Binnur Kaya’dan kaçırılmayacak performans
VAHŞET TANRISI/DASDAS
Yasmina Reza’nın artık çağdaş bir klasik sayabileceğimiz oyunu ‘Vahşet Tanrısı’ uygar dünyanın sıradan insanlarının çelişki balonlarını acımadan patlatır. Şimdilerde DasDas yapımı olarak, Celal Kadri Kınoğlu’nun yönetiminde; Binnur Kaya, Güven Kıraç, Dolunay Soysert ve Levent Ülgen’in eğlence dozu epey yüksek performanslarıyla sahneleniyor.
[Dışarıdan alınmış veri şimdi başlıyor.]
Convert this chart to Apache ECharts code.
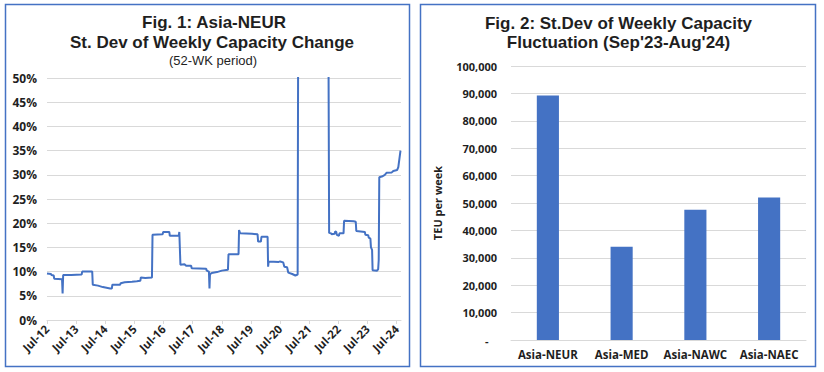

Kavga eden çocuklarının arasındaki meseleyi halletmek niyetiyle gayet ölçülü başlayan bir buluşmanın aşama aşama çığrından çıkışıdır hikâye. Reza günümüzün evlilik, ebeveynlik ve ilişki biçimlerine dair isabetli iğnelemeler yapar. DasDas yapımı versiyonu da seyirciyi güldürme konusunda cömert davranıyor. Zirveye ise Binnur Kaya’nın oyunun son yarım saatine denk gelen performansıyla ulaşılıyor. Bayram haftasında kendini kahkahaya bırakmak isteyenler için…
6 Mayıs, saat 20.30’da DasDas Sahne’de.